The Two-Way
11:55 am
Mon May 5, 2014

A Survivor Of The Crusades Comes Up Against The Syrian Civil War

Originally published on Mon May 5, 2014 1:24 pm

One of the many casualties of Syria's civil war is the country's architectural heritage. We've told you about damage to the historic 11th century Umayyad mosque and the ancient city of Palmyra. Now comes a story from The Associated Press about damage to the Crac des Chevaliers, a castle that held off a siege by the Muslim warrior Saladin during the Crusades.

The castle, like the two other sites, is a UNESCO World Heritage site. It lies about 25 miles from Homs, a flashpoint city in the 3-year-old conflict between Syria's rebels and forces loyal to President Bashar Assad.

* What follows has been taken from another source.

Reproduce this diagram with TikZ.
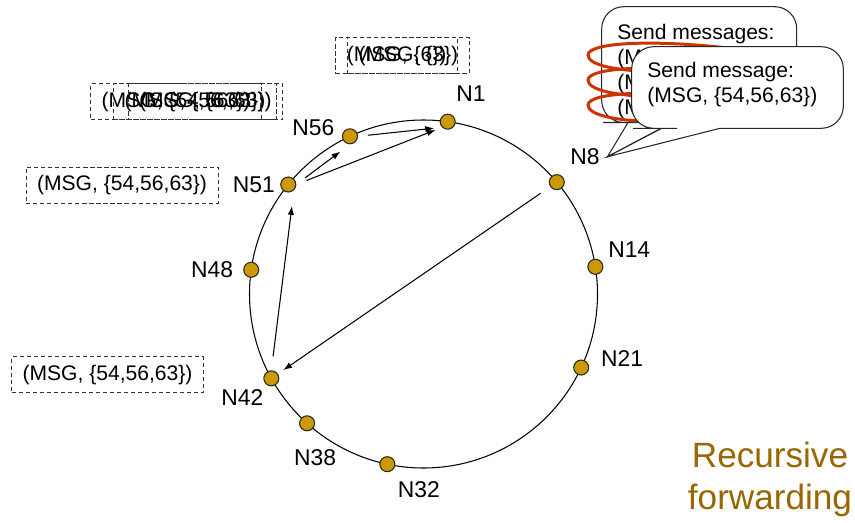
\documentclass[tikz,border=0pt]{standalone}
\usepackage{fontspec}
\setmainfont{Liberation Sans}
\usetikzlibrary{arrows.meta, positioning}
\definecolor{goldDot}{RGB}{204,153,0}
\definecolor{loopRed}{RGB}{204,51,0}
\definecolor{titleBrown}{RGB}{153,102,0}

\begin{document}
\begin{tikzpicture}[
    peer/.style={circle, draw=black!85, fill=goldDot, line width=0.6pt, minimum size=0.3cm, inner sep=0pt},
    tag/.style={inner sep=0pt, font=\fontsize{13}{15}\selectfont},
    msgbox/.style={rectangle, draw=black!80, dash pattern=on 2.4pt off 1.6pt, line width=0.5pt, minimum height=0.72cm, inner xsep=0.22cm, font=\fontsize{12}{14}\selectfont},
    hop/.style={-{Latex[length=5pt,width=3.6pt]}, line width=0.6pt},
    bubble/.style={draw=black!85, fill=white, line width=0.6pt},
    bubbletext/.style={anchor=north west, inner sep=0pt, align=left, font=\fontsize{12}{14.2}\selectfont},
    coil/.style={draw=loopRed, line width=1.7pt}
]
\useasboundingbox (0,0) rectangle (17.1,10.44);

% the ring and its peers
\node[circle, draw, line width=0.6pt, minimum size=6.96cm, outer sep=0pt] (ring) at (8.47,4.56) {};
\node[peer] (n1) at (ring.82.3) {};
\node[peer] (n8) at (ring.40.4) {};
\node[peer] (n14) at (ring.9.9) {};
\node[peer] (n21) at (ring.-25.8) {};
\node[peer] (n32) at (ring.-102.5) {};
\node[peer] (n38) at (ring.-132.4) {};
\node[peer] (n42) at (ring.-151.1) {};
\node[peer] (n48) at (ring.172.7) {};
\node[peer] (n51) at (ring.141.1) {};
\node[peer] (n56) at (ring.115.4) {};

\node[tag] (l1) at ([shift={(50:0.72)}]n1) {N1};
\node[tag] (l8) at ([shift={(42:0.76)}]n8) {N8};
\node[tag] (l14) at ([shift={(27:0.76)}]n14) {N14};
\node[tag] (l21) at ([shift={(13:0.84)}]n21) {N21};
\node[tag] (l32) at ([shift={(-39:0.81)}]n32) {N32};
\node[tag] (l38) at ([shift={(-77:0.71)}]n38) {N38};
\node[tag] (l42) at ([shift={(214:0.70)}]n42) {N42};
\node[tag] (l48) at ([shift={(180:0.78)}]n48) {N48};
\node[tag] (l51) at ([shift={(181:0.69)}]n51) {N51};
\node[tag] (l56) at ([shift={(167:0.75)}]n56) {N56};

% forwarding hops
\draw[hop, shorten <=0.23cm, shorten >=0.13cm] (n8) -- (n42);
\draw[hop, shorten <=0.28cm, shorten >=0.32cm] (n42.north) -- (n51.south east);
\draw[hop, shorten <=0.22cm, shorten >=0.24cm] (n51.east) -- (n56.south);
\draw[hop, shorten <=0.22cm, shorten >=0.14cm] (n51.east) -- (n1.south west);
\draw[hop, shorten <=0.20cm, shorten >=0.16cm] (n56.east) -- (n1.south west);

% messages carried at each hop
\node[msgbox] (m1a) at (8.05,9.326) {(MSG, \{63\})};
\node[msgbox] (m1b) at (8.05,9.326) {(MSG, \{\})};
\node[msgbox] (m56a) at (3.734,8.406) {(MSG, \{54,56,63\})};
\node[msgbox] (m56b) at (3.90,8.406) {(MSG, \{56,63\})};
\node[msgbox] (m56c) at (3.894,8.406) {(MSG, \{63\})};
\node[msgbox, left=0.28cm of l51] (m51) {(MSG, \{54,56,63\})};
\node[msgbox] (m42) at (2.15,2.946) {(MSG, \{54,56,63\})};

% callouts from N8 (tail corners kept sharp)
\coordinate (tip) at ([xshift=0.15cm]l8.east);
\draw[bubble] (14,10.306) [rounded corners=0.44cm] -- (12.034,10.306) -- (12.034,7.99) -- (12.5,7.99)
    [sharp corners] -- (12.56,7.99) -- (tip) -- (13.44,7.99) -- (14.2,7.99)
    [rounded corners=0.44cm] -- (15.934,7.99) -- (15.934,10.306) -- cycle;
\node[bubbletext] (sendall) at (12.34,9.96) {Send messages:\\(MSG, \{54\})\\(MSG, \{56\})\\(MSG, \{63\})};
\draw[coil] (14.9,9.44) .. controls (13.0,9.68) and (11.76,9.58) .. (11.76,9.34) .. controls (11.76,9.14) and (12.3,9.02) .. (13.2,9.0);
\draw[coil] (14.9,8.94) .. controls (13.0,9.18) and (11.76,9.08) .. (11.76,8.84) .. controls (11.76,8.64) and (12.3,8.52) .. (13.2,8.5);
\draw[coil] (14.9,8.44) .. controls (13.0,8.68) and (11.76,8.58) .. (11.76,8.34) .. controls (11.76,8.14) and (12.3,8.02) .. (13.2,8.0);
\draw[bubble] (14.75,9.506) [rounded corners=0.44cm] -- (12.634,9.506) -- (12.634,7.874) -- (13.1,7.874)
    [sharp corners] -- (13.234,7.874) -- (tip) -- (14.4,7.874) -- (15.2,7.874)
    [rounded corners=0.44cm] -- (16.866,7.874) -- (16.866,9.506) -- cycle;
\node[bubbletext] (sendone) at (12.94,9.20) {Send message:\\(MSG, \{54,56,63\})};

\node[font=\fontsize{20}{24}\selectfont, text=titleBrown, align=center] (mode) at (15.4,0.86) {Recursive\\forwarding};
\end{tikzpicture}
\end{document}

Two years ago, Assad's forces began a blockade of the Sunni-dominated village of Hosn, which they believed was aiding the rebels. The rebels, the government said, were linked to al-Qaida and were targeting neighboring Christian villages. Government troops began bombarding Hosn, prompting the village's 9,000 people to take refuge inside the nearby Crac des Chevaliers. Those inside the citadel included rebel fighters who lobbed mortars outside its walls at the nearby villages.

The AP reports that:

"Those who found shelter inside the citadel ate little food they had taken with them, or sneaked out at night to search for anything that can be cooked, including cats and dogs. For seven months, they slept in the tiny church inside a walled compound, or in huge and dark stone halls used as horse stables by the Crusaders in the 12th century.

"Mattresses and blankets, together with clothes, shoes and gas cookers lay scattered on damp stone and soil floors inside the castle when AP journalists recently visited it. Pages from a copy of the Quran fluttered in the breeze inside the church, which was turned into a mosque when Ottomans captured the fortress in the 13th century.

"The villagers apparently hoped that castle's thick walls and its historic importance would prevent the Syrian army from further shelling. It didn't.

"In March, during a massive government offensive against opposition strongholds on the border with Lebanon, Syrian jets unleashed a series of airstrikes. Heavy cannon fire pummeled the castle walls, with shells causing some ancient stone structures to crumble. Some of the shells ricocheted against the mighty stone structures, leaving deep marks on the historic citadel."

About 300 rebels were killed in the government offensive, the AP reported.

In an interview on NPR's Morning Edition in February, UNESCO's assistant director-general for culture, Francesco Bandarin, said that historic sites in Syria are "essentially destroyed from a scientific point of view."

"We have a very serious situation there," he said. "One of the worst I've seen."

Bandarin added: "We think that heritage is part of human life. It's not a separate thing. Culture is part of human identity. Now if you take away heritage and identity to people, they're really deprived of a very fundamental part of their humanity."